If you are someone who pays attention to water, environmental justice, cities, or their interconnections, this is probably on your mind too. Most people know something about Flint, Michigan. The now infamous case (falling off the radar a bit these days; the investigation was recently closed and water discounts will end later this month) raises the spectre of both our crumbling infrastructure and the politics of our institutions and technologies. On the former point, the American Society of Civil Engineers’ (ASCE) most recent report card grade’s the nation’s infrastructure at a D+, or in poor condition. The ASCE report suggests it would take $3.6 trillion to get this infrastructure up-to-speed by 2020. Our water infrastructure, in particular, tells this story. Examples abound of old pipes that result in elevated lead levels in drinking water, the costly need to prevent sewage from spilling into our waterways, or dams and bridges that have reached the end of their useful lives. Just last month in Pittsburgh, where I conducted research on green infrastructure, half the city residents were advised to boil their drinking water. All of these examples demonstrate that we are on the razor’s edge of nation-wide public and environmental health disasters. The nearly 200,000 people evacuated from near the Oroville Dam suggests we have already gone over that edge.

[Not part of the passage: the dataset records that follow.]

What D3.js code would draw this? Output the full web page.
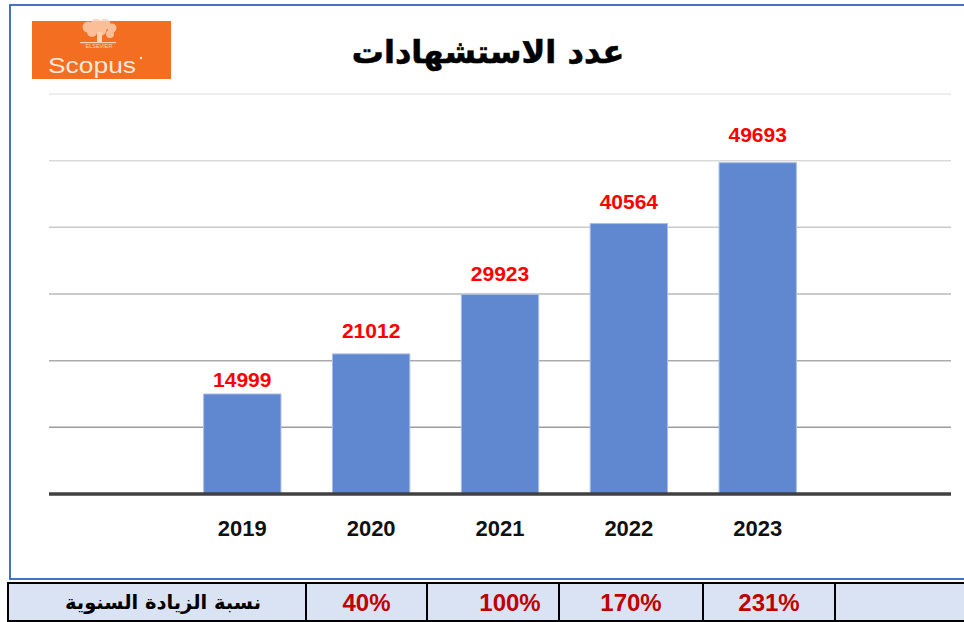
<!DOCTYPE html>
<meta charset="utf-8">
<style>
    body { margin: 0; background: #fff; }
    svg text { font-family: "Liberation Sans", Arial, sans-serif; }
    .ar { font-family: "DejaVu Sans", sans-serif; }
</style>
<svg class="chart" width="964" height="622"></svg>
<script src="https://cdn.jsdelivr.net/npm/d3@7/dist/d3.min.js"></script>
<script>
    var years = ["2019", "2020", "2021", "2022", "2023"];
    var citations = [14999, 21012, 29923, 40564, 49693];
    var yTicks = [10000, 20000, 30000, 40000, 50000, 60000];
    var growthLabel = "نسبة الزيادة السنوية";
    var growth = ["40%", "100%", "170%", "231%"];
    var title = "عدد الاستشهادات";

    // layout only: hand-placed label gaps above bars, table cell edges, text nudges
    var labelGap = [7, 16, 14, 15, 21];
    var cols = [8, 306, 427, 559, 703, 835, 998];
    var cellNudge = [0, 17, 0, 0];

    var svg = d3.select(".chart");

    // outer frame
    svg.append("rect")
        .attr("x", 10).attr("y", 5)
        .attr("width", 970).attr("height", 574)
        .attr("fill", "none")
        .attr("stroke", "#4472c4")
        .attr("stroke-width", 2);

    // scopus logo
    var logo = svg.append("g");
    logo.append("rect")
        .attr("x", 32).attr("y", 21)
        .attr("width", 139).attr("height", 58)
        .attr("fill", "#f46e22");
    var leaf = "#fcd3b6";
    logo.append("g").attr("fill", leaf).attr("opacity", 0.8)
        .selectAll("circle")
        .data([[88, 27, 5.5], [96, 24, 5.5], [105, 24, 5.5], [112, 28, 4.5], [92, 32, 5], [101, 30, 5.5], [110, 34, 4]])
        .enter().append("circle")
        .attr("cx", function (d) { return d[0]; })
        .attr("cy", function (d) { return d[1]; })
        .attr("r", function (d) { return d[2]; });
    logo.append("rect").attr("x", 97).attr("y", 32).attr("width", 5).attr("height", 10).attr("fill", leaf);
    logo.append("rect").attr("x", 80).attr("y", 42).attr("width", 36).attr("height", 1.2).attr("fill", leaf);
    logo.append("text")
        .attr("x", 99).attr("y", 48)
        .attr("text-anchor", "middle")
        .attr("font-size", 5.5)
        .attr("font-family", "DejaVu Serif")
        .attr("fill", leaf)
        .text("ELSEVIER");
    logo.append("text")
        .attr("x", 48).attr("y", 73)
        .attr("font-family", "Open Sans")
        .attr("font-size", 22)
        .attr("textLength", 88)
        .attr("lengthAdjust", "spacingAndGlyphs")
        .attr("fill", "#fde8da")
        .text("Scopus");
    logo.append("circle").attr("cx", 141).attr("cy", 58).attr("r", 1.2).attr("fill", "#fde8da");

    // title
    svg.append("text")
        .attr("class", "ar")
        .attr("x", 488).attr("y", 63)
        .attr("text-anchor", "middle")
        .attr("font-size", 32)
        .attr("font-weight", "bold")
        .attr("direction", "rtl")
        .attr("fill", "#000")
        .attr("stroke", "#000")
        .attr("stroke-width", 0.6)
        .text(title);

    var x = d3.scaleBand()
        .domain(["pad0"].concat(years, ["pad1"]))
        .range([49, 951])
        .paddingInner(0.4)
        .paddingOuter(0.2);

    var y = d3.scaleLinear()
        .domain([0, 60000])
        .range([494, 94]);

    var gridColor = d3.scaleLinear()
        .domain([10000, 60000])
        .range(["#9c9c9c", "#e8e8e8"]);

    svg.append("g").selectAll("line")
        .data(yTicks)
        .enter().append("line")
        .attr("x1", 49).attr("x2", 951)
        .attr("y1", function (d) { return y(d); })
        .attr("y2", function (d) { return y(d); })
        .attr("stroke", function (d) { return gridColor(d); })
        .attr("stroke-width", 1.5);

    var bars = svg.append("g").selectAll("g")
        .data(years)
        .enter().append("g");

    bars.append("rect")
        .attr("x", function (d) { return x(d); })
        .attr("y", function (d, i) { return y(citations[i]); })
        .attr("width", x.bandwidth())
        .attr("height", function (d, i) { return y(0) - y(citations[i]); })
        .attr("fill", "#5f88d0")
        .attr("stroke", "#a7bde6")
        .attr("stroke-width", 1);

    bars.append("text")
        .attr("x", function (d) { return x(d) + x.bandwidth() / 2; })
        .attr("y", function (d, i) { return y(citations[i]) - labelGap[i]; })
        .attr("text-anchor", "middle")
        .attr("font-size", 21)
        .attr("font-weight", "bold")
        .attr("fill", "#ff0000")
        .text(function (d, i) { return citations[i]; });

    bars.append("text")
        .attr("x", function (d) { return x(d) + x.bandwidth() / 2; })
        .attr("y", 536)
        .attr("text-anchor", "middle")
        .attr("font-size", 22)
        .attr("font-weight", "bold")
        .attr("fill", "#111")
        .text(function (d) { return d; });

    // baseline
    svg.append("line")
        .attr("x1", 49).attr("x2", 951)
        .attr("y1", y(0)).attr("y2", y(0))
        .attr("stroke", "#404040")
        .attr("stroke-width", 3.5);

    // growth table
    var table = svg.append("g");
    table.append("rect")
        .attr("x", cols[0]).attr("y", 583)
        .attr("width", cols[6] - cols[0]).attr("height", 38)
        .attr("fill", "#dae3f3")
        .attr("stroke", "#000")
        .attr("stroke-width", 2);
    table.selectAll("line.div")
        .data(cols.slice(1, 6))
        .enter().append("line")
        .attr("x1", function (d) { return d; })
        .attr("x2", function (d) { return d; })
        .attr("y1", 583).attr("y2", 621)
        .attr("stroke", "#000")
        .attr("stroke-width", 2);
    table.append("text")
        .attr("class", "ar")
        .attr("x", (cols[0] + cols[1]) / 2 + 6).attr("y", 609)
        .attr("text-anchor", "middle")
        .attr("direction", "rtl")
        .attr("font-size", 19.5)
        .attr("font-weight", "bold")
        .attr("fill", "#000")
        .text(growthLabel);
    table.selectAll("text.pct")
        .data(growth)
        .enter().append("text")
        .attr("class", "pct")
        .attr("x", function (d, i) { return (cols[i + 1] + cols[i + 2]) / 2 + cellNudge[i]; })
        .attr("y", 611)
        .attr("text-anchor", "middle")
        .attr("font-size", 24)
        .attr("font-weight", "bold")
        .attr("fill", "#c00000")
        .text(function (d) { return d; });
</script>
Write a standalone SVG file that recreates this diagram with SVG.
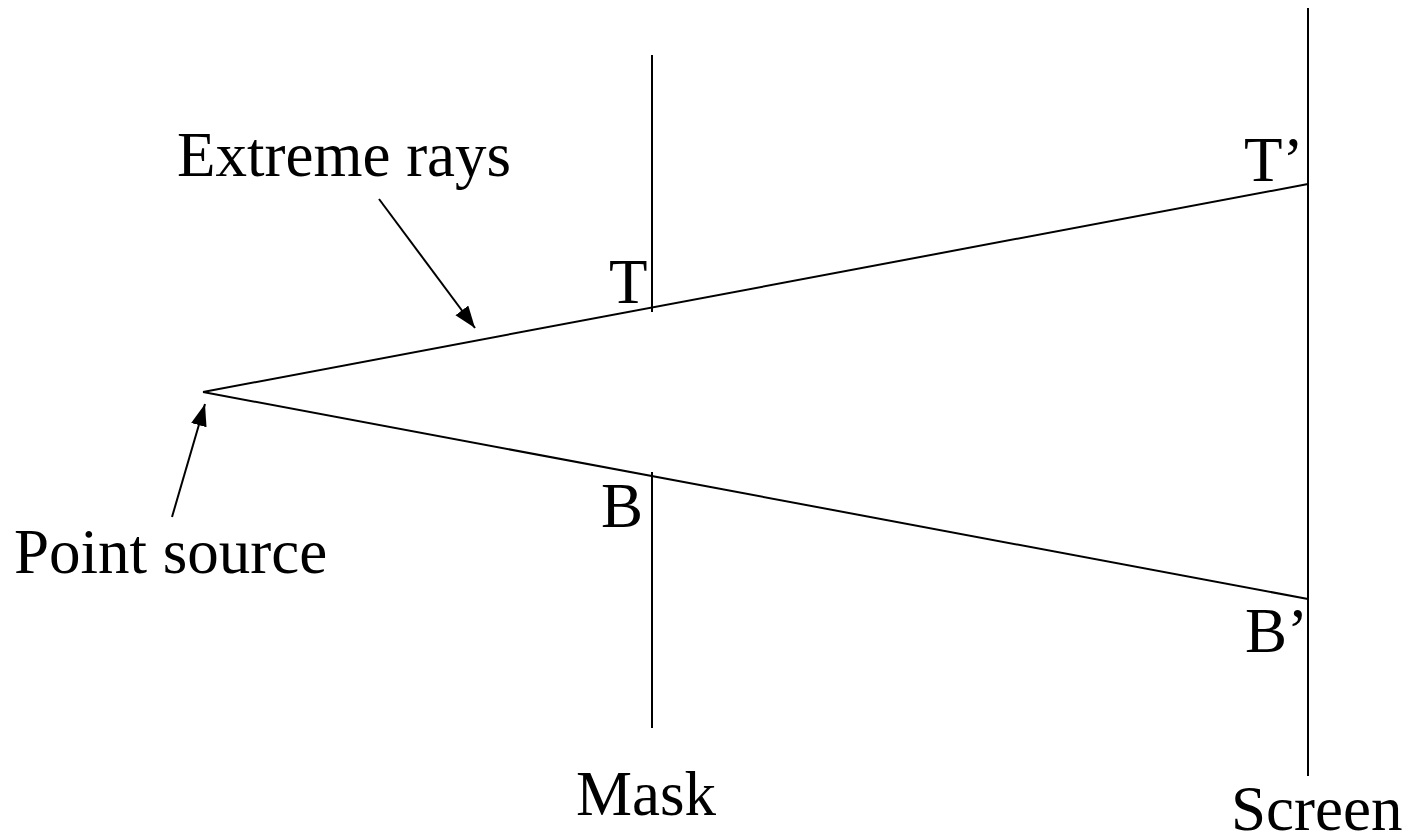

But perhaps the more important issue is the politics of our institutions and technologies. In other words, our politics shape the strategies we deem the most appropriate for solving environmental problems. So, we may all agree that water is important or infrastructure needs fixing, but how we do it is where we often split apart. Let’s take, for example, the politics behind President Trump’s infrastructure proposal. At this point, it is light on specifics, but it follows two well-tread approaches of incentivizing private investment in public infrastructure (privatization) and loosening of regulatory oversight (deregulation).
A deeper look into Pittsburgh’s recent water issues provides some insight into the problems created by a privatization/deregulation approach to solving public challenges. The simple story often links the recent boil advisory to old pipes, a couple of bad management decisions, and an unfortunate confluence of events. (Not unlike the story we hear about Flint.) But a more in depth look reveals the privatization ideology at play. Four years ago, the Pittsburgh Water and Sewer Authority (PWSA) – a public utility poorly run and in debt – brought in the private firm Veolia to manage the agency. The idea behind this public/private merger was that Veolia would be incentivized to run PWSA efficiently because they would take home 50% of every dollar they made. The result was high executive director salaries, a gutting of staff, increased customer rates, and high levels of lead. The problem here is that private and public interests didn’t overlap neatly. Veolia was incentivized to cut costs and bring in higher profits. But the public good suffered when those strategies did not result in effective water delivery.
Dismantling the institutions that provide regulatory oversight is the other side of the privatization/deregulation coin. It is clear that the Trump administration’s plan is to curtail our environmental and public health agencies, weaken regulatory oversight, and limit our social safety nets. We hear this in the familiar refrain, “job-killing regulations” (which isn’t exactly true). From this perspective, private interests can avoid the red tape and ostensibly work more efficiently. But, here again, do we assume private interests will take on the government’s role of protecting our common good? Or will these firms be motivated by their own financial interests? How will individuals recoup their losses when injured by the bad decisions of a company? What institutions will keep the companies in check? Do we just hope they will self-regulate?
The point I am trying to make is that our public utilities, infrastructure, institutions, and the like, are motivated by protecting the common good. They don’t run like businesses, nor should they. Are they complicated, bureaucratic, and problematic? Sure. But that is the nature of working towards equitable outcomes for hundreds of thousands of diverse people. It is complicated. Put another way, what, for example, would motivate private firms to work in impoverished rural or urban communities where the need is high but the incentive is low? Private firms may work efficiently when building golf courses in NYC, but not so much for equitably upgrading the nation’s infrastructure.
President Trump’s ideas for improving our nation’s infrastructure are basically giant tax incentives for private interests. But if constituencies want to demand a different approach, we should talk about opportunity. And infrastructure presents an opportunity. There are potentially decades of jobs in store for the design, implementation, and maintenance of infrastructure. If we avoid drastically deregulating our environmental and public health agencies, or dismantling our social safety nets, these will be good paying and safe middle class jobs. Further, with some creativity, this effort can lead to more sustainable and resilient communities, a key objective in the face of climate change. So, my charge to President Trump is to focus on these opportunities and use his bully pulpit to propose an infrastructure plan that serves the common good.